══ Supplied records ══

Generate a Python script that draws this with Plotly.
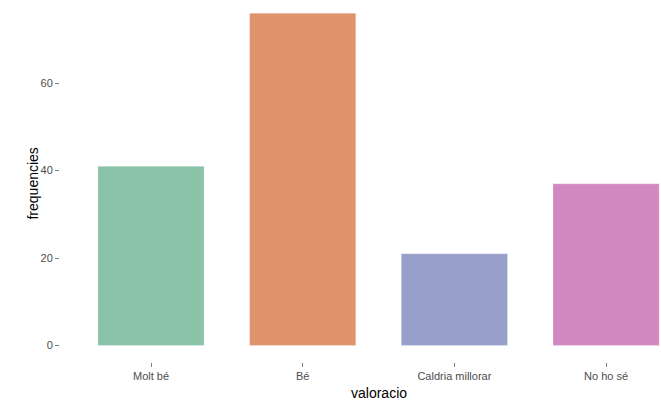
import plotly.graph_objects as go

categories = ["Molt bé", "Bé", "Caldria millorar", "No ho sé"]
frequencies = [41, 76, 21, 37]
colors = ["#8BC3A8", "#E0926B", "#989FCA", "#D188BF"]
y_ticks = [0, 20, 40, 60]

fig = go.Figure(go.Bar(
    x=categories, y=frequencies, width=0.7,
    marker=dict(color=colors, line=dict(color="rgba(255,255,255,0.5)", width=0.5)),
    showlegend=False,
))

tickfont = dict(family="Liberation Sans, Arial, sans-serif", size=11, color="#4D4D4D")
fig.update_layout(
    width=661, height=404,
    margin=dict(l=60, r=0, t=0, b=42, pad=0),
    paper_bgcolor="white", plot_bgcolor="white",
    font=dict(family="Liberation Sans, Arial, sans-serif"),
    xaxis=dict(type="category", range=[-0.6, 3.362], showgrid=False, zeroline=False,
               showline=False, ticks="outside", ticklen=4, tickwidth=1, tickcolor="#7F7F7F",
               tickfont=tickfont),
    yaxis=dict(range=[-3.8, 79.04], tickvals=y_ticks, showgrid=False, zeroline=False,
               showline=False, ticks="outside", ticklen=4, tickwidth=1, tickcolor="#7F7F7F",
               tickfont=tickfont),
    annotations=[
        dict(text="valoracio", xref="paper", yref="paper", x=0.53, y=0, yshift=-31,
             xanchor="center", yanchor="middle", showarrow=False,
             font=dict(size=14, color="black")),
        dict(text="frequencies", xref="paper", yref="paper", x=0, xshift=-27, y=0.493,
             xanchor="center", yanchor="middle", textangle=-90, showarrow=False,
             font=dict(size=14, color="black")),
    ],
)

fig.write_html("out.html", config={"displayModeBar": False},
               post_script="document.body.style.margin='0';document.body.style.overflow='hidden';")
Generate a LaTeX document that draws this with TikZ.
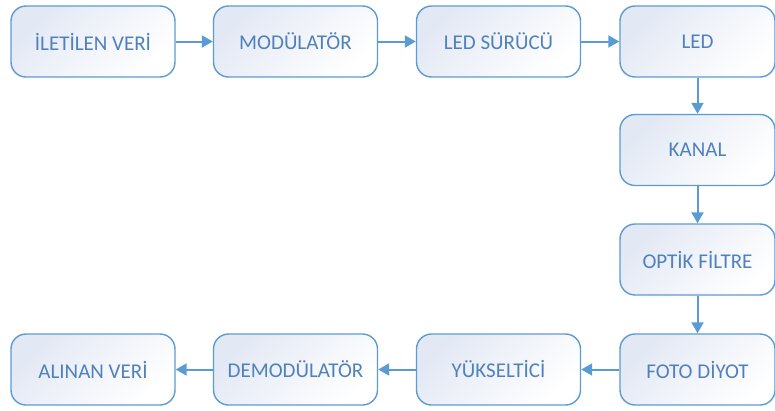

═══

Transcribe the full listing above exactly as it stands, minus the pictures.

Generate a Python script that draws this with Plotly.
import plotly.graph_objects as go

categories = ["Molt bé", "Bé", "Caldria millorar", "No ho sé"]
frequencies = [41, 76, 21, 37]
colors = ["#8BC3A8", "#E0926B", "#989FCA", "#D188BF"]
y_ticks = [0, 20, 40, 60]

fig = go.Figure(go.Bar(
    x=categories, y=frequencies, width=0.7,
    marker=dict(color=colors, line=dict(color="rgba(255,255,255,0.5)", width=0.5)),
    showlegend=False,
))

tickfont = dict(family="Liberation Sans, Arial, sans-serif", size=11, color="#4D4D4D")
fig.update_layout(
    width=661, height=404,
    margin=dict(l=60, r=0, t=0, b=42, pad=0),
    paper_bgcolor="white", plot_bgcolor="white",
    font=dict(family="Liberation Sans, Arial, sans-serif"),
    xaxis=dict(type="category", range=[-0.6, 3.362], showgrid=False, zeroline=False,
               showline=False, ticks="outside", ticklen=4, tickwidth=1, tickcolor="#7F7F7F",
               tickfont=tickfont),
    yaxis=dict(range=[-3.8, 79.04], tickvals=y_ticks, showgrid=False, zeroline=False,
               showline=False, ticks="outside", ticklen=4, tickwidth=1, tickcolor="#7F7F7F",
               tickfont=tickfont),
    annotations=[
        dict(text="valoracio", xref="paper", yref="paper", x=0.53, y=0, yshift=-31,
             xanchor="center", yanchor="middle", showarrow=False,
             font=dict(size=14, color="black")),
        dict(text="frequencies", xref="paper", yref="paper", x=0, xshift=-27, y=0.493,
             xanchor="center", yanchor="middle", textangle=-90, showarrow=False,
             font=dict(size=14, color="black")),
    ],
)

fig.write_html("out.html", config={"displayModeBar": False},
               post_script="document.body.style.margin='0';document.body.style.overflow='hidden';")
Generate a LaTeX document that draws this with TikZ.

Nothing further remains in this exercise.